After our event Rodney and I became fast friends. The big guy's enthusiasm for all things automotive and especially the history matched my own. After 2003 Rodney began building a car to bring to the Ormond Beach centennials which were scheduled to run once a year for eight consecutive years as the events had originally. The work was daunting. Trying to get the power of the big Packard engine harnessed proved to be most difficult but as Rodney said once you hear that motor run you know no other will do. When the car was finally completed he brought it to the sand in March of 2008. It was truly a monster car. The sheet metal had proven to be a problem but the finished product was gorgeous. 

When he fired it up the big exposed engine shook the windows in the nearby hotels and as it roared down the beach it kicked up a 30 foot rooster tail of sand. At dinner that evening I congratulated Rodney for his fine work on the streamliner. He told me that he was happy with the results but he knew he could do better. I could not imagine how but it was clear that Mr. Rucker had a vision and by then I knew him well enough to have no doubts that he would succeed. In March of 2009 he began work on the next version and as it came together he began sending photos. The new car was Blastolene all the way.

Rodney would be aided in the design by Grubb, Foose and Leeds. That would have to be the top design team on the planet. Because the beautiful Packard 2500 cubic inch engine was from a World War II P.T. boat it turns in the opposite direction requiring two transmissions. The frame of the first car had proven to be problematic so Rodney had made improvements and this time to soften the ride it was given double air bags all around. The big power plant would develop 1600 horse power. The large wheels, tires and brakes were taken from a semi-truck. The overall length of the car is 31 feet 6 inches with a 100 gallon fuel capacity. It also holds 30 gallons of oil and 40 gallons of coolant. The beautiful body of hand polished aluminum and brass is stunning and reflects the talents of Chip Foose and Mr. Marcel DeLay. Both design and metal forming legends. It is an indication of Mr. Rucker's quest for perfection to know that the georgeous brass grill was the third one built. In all the car took over 12,000 man hours to complete.. The resulting machine is so massive it even dwarfs the famous “tank car” owned by Jay Leno (also a Blastolene build.) Rodney says the Packard Royal (a more refined version of the first streamliner) is his “Mona Lisa.” To my knowledge the only car that compares is the famous British Bluebird used by Sir Malcolm Campbell to set the world land speed record on the beach at 276 m.p.h. in 1935. That car now rests in a museum at Daytona International Speedway.

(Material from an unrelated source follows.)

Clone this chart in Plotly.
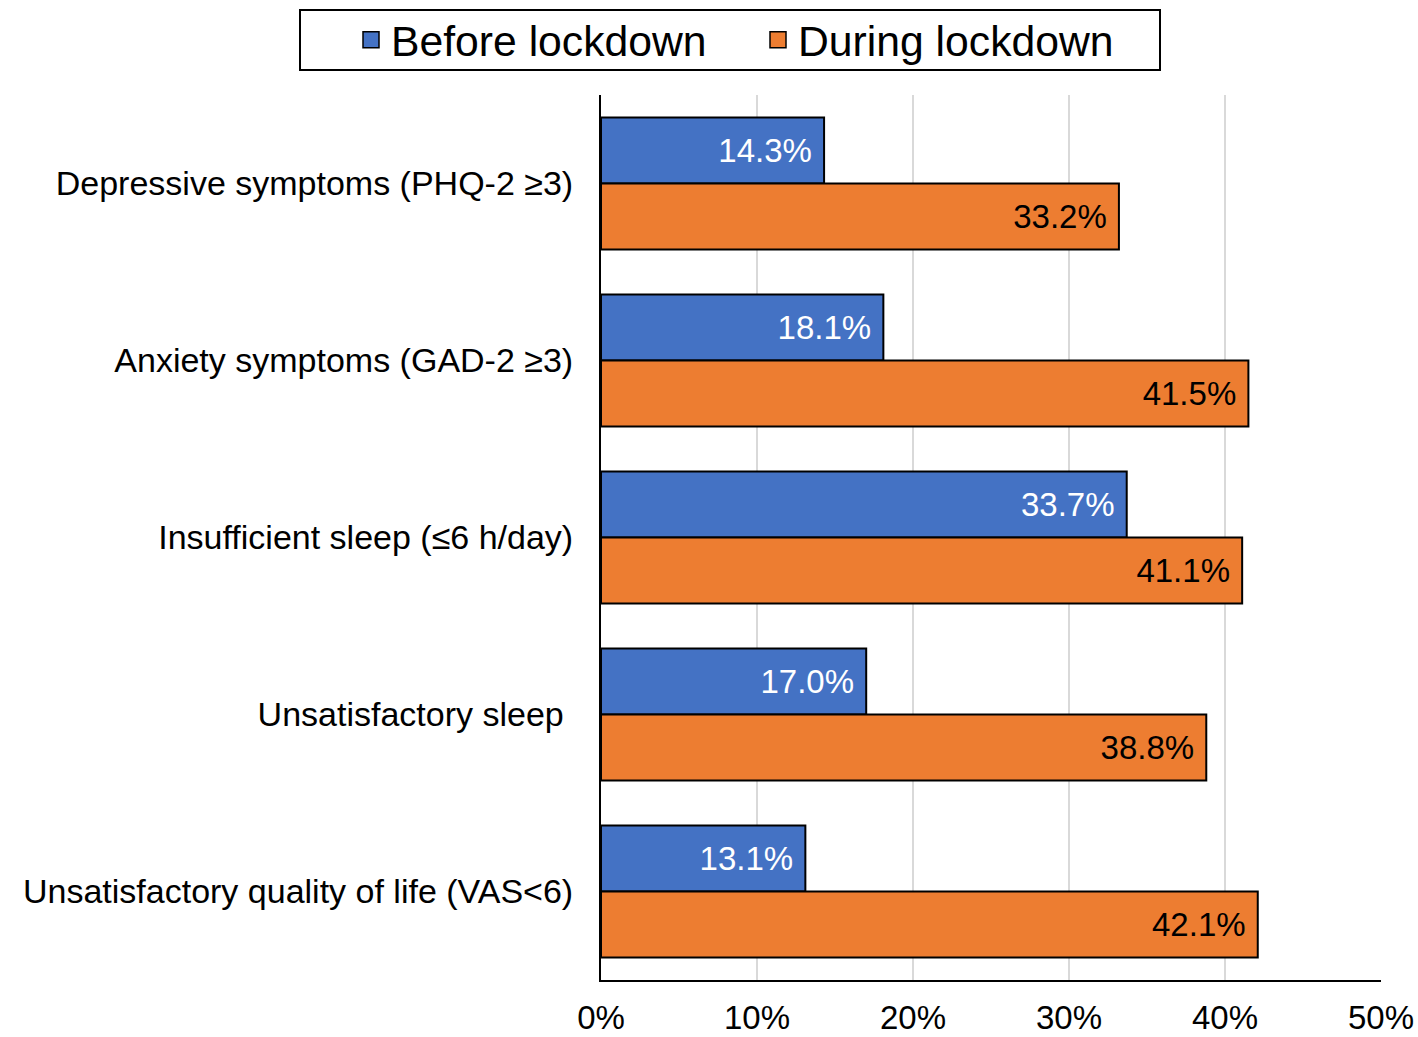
import plotly.graph_objects as go

categories = [
    "Depressive symptoms (PHQ-2 ≥3)",
    "Anxiety symptoms (GAD-2 ≥3)",
    "Insufficient sleep (≤6 h/day)",
    "Unsatisfactory sleep\u00a0",
    "Unsatisfactory quality of life (VAS<6)",
]
before = [14.3, 18.1, 33.7, 17.0, 13.1]
during = [33.2, 41.5, 41.1, 38.8, 42.1]
series_names = ["Before lockdown", "During lockdown"]
series_colors = ["#4472C4", "#ED7D31"]
label_colors = ["white", "black"]
x_ticks = [0, 10, 20, 30, 40, 50]
x_tick_labels = ["0%", "10%", "20%", "30%", "40%", "50%"]

FONT = "Liberation Sans, Arial, sans-serif"

fig = go.Figure()
for vals, name, col, lcol in zip([before, during], series_names, series_colors, label_colors):
    fig.add_trace(go.Bar(
        y=categories, x=vals, name=name, orientation="h", showlegend=False,
        marker=dict(color=col, line=dict(color="black", width=2)),
        text=[f"{v:.1f}%\u00a0" for v in vals], textposition="inside",
        insidetextanchor="end", textangle=0,
        textfont=dict(color=lcol, size=33, family=FONT),
    ))
# legend entries
for name, col in zip(series_names, series_colors):
    fig.add_trace(go.Scatter(
        x=[None], y=[None], mode="markers", name=name,
        marker=dict(symbol="square", size=22, color=col, line=dict(color="black", width=1.5)),
    ))

# legend frame
fig.add_shape(type="rect", xref="paper", yref="paper",
              x0=(300 - 601) / 780, x1=(1160 - 601) / 780,
              y0=1 + 25 / 885, y1=1 + 85 / 885,
              line=dict(color="black", width=2), fillcolor="rgba(0,0,0,0)")

fig.update_layout(
    width=1418, height=1037,
    margin=dict(l=601, r=37, t=95, b=57, autoexpand=False),
    paper_bgcolor="white", plot_bgcolor="white",
    barmode="group", bargap=0.254, bargroupgap=0,
    font=dict(family=FONT, color="black"),
    legend=dict(
        orientation="h", x=(351 - 601) / 780, xanchor="left",
        y=1 + 55 / 885, yanchor="middle",
        font=dict(size=42.7, family=FONT, color="black"),
        borderwidth=0, bgcolor="rgba(0,0,0,0)",
        traceorder="normal", itemsizing="trace", entrywidth=362,
    ),
    xaxis=dict(
        range=[0, 50], tickvals=x_ticks, ticktext=x_tick_labels,
        showgrid=True, gridcolor="#D9D9D9", gridwidth=1.5,
        showline=True, linecolor="black", linewidth=1.5,
        zeroline=False, ticks="", automargin=False,
        tickfont=dict(size=33, family=FONT, color="black"),
        ticklabelstandoff=8,
    ),
    yaxis=dict(
        autorange="reversed", automargin=False,
        showline=True, linecolor="black", linewidth=2,
        showgrid=False, ticks="",
        tickfont=dict(size=34, family=FONT, color="black"),
        ticklabelstandoff=19,
    ),
)

fig.write_html("out.html", config={"displayModeBar": False},
               post_script="document.body.style.margin='0px';")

On June 26, 2016 Tracy Forrest of Winter Park, Florida bought the newly completed car at auction and on July 4th Rodney delivered it to Tracy's hangar at the Sanford, Fl. airport. Rodney then called me to drive over to see the car and meet the new owner. The car is as I knew it would be---breathtaking.

 The big brass grill and gleaming metal reflects the dedication of all who had a hand in the building of it. Each of the men mentioned in this piece are from the Blastolene Brotherhood and now the newest member is the current owner. He is a gentleman of style and class as witnessed by his drop dead beautiful facility at the airport, he obviously appreciates the finer things in life and now with his 1940 Packard Royal Roadster sits at the wheel of a car unmatched anywhere in the world.

Please Contact for photographic opportunities or special showings or car shows..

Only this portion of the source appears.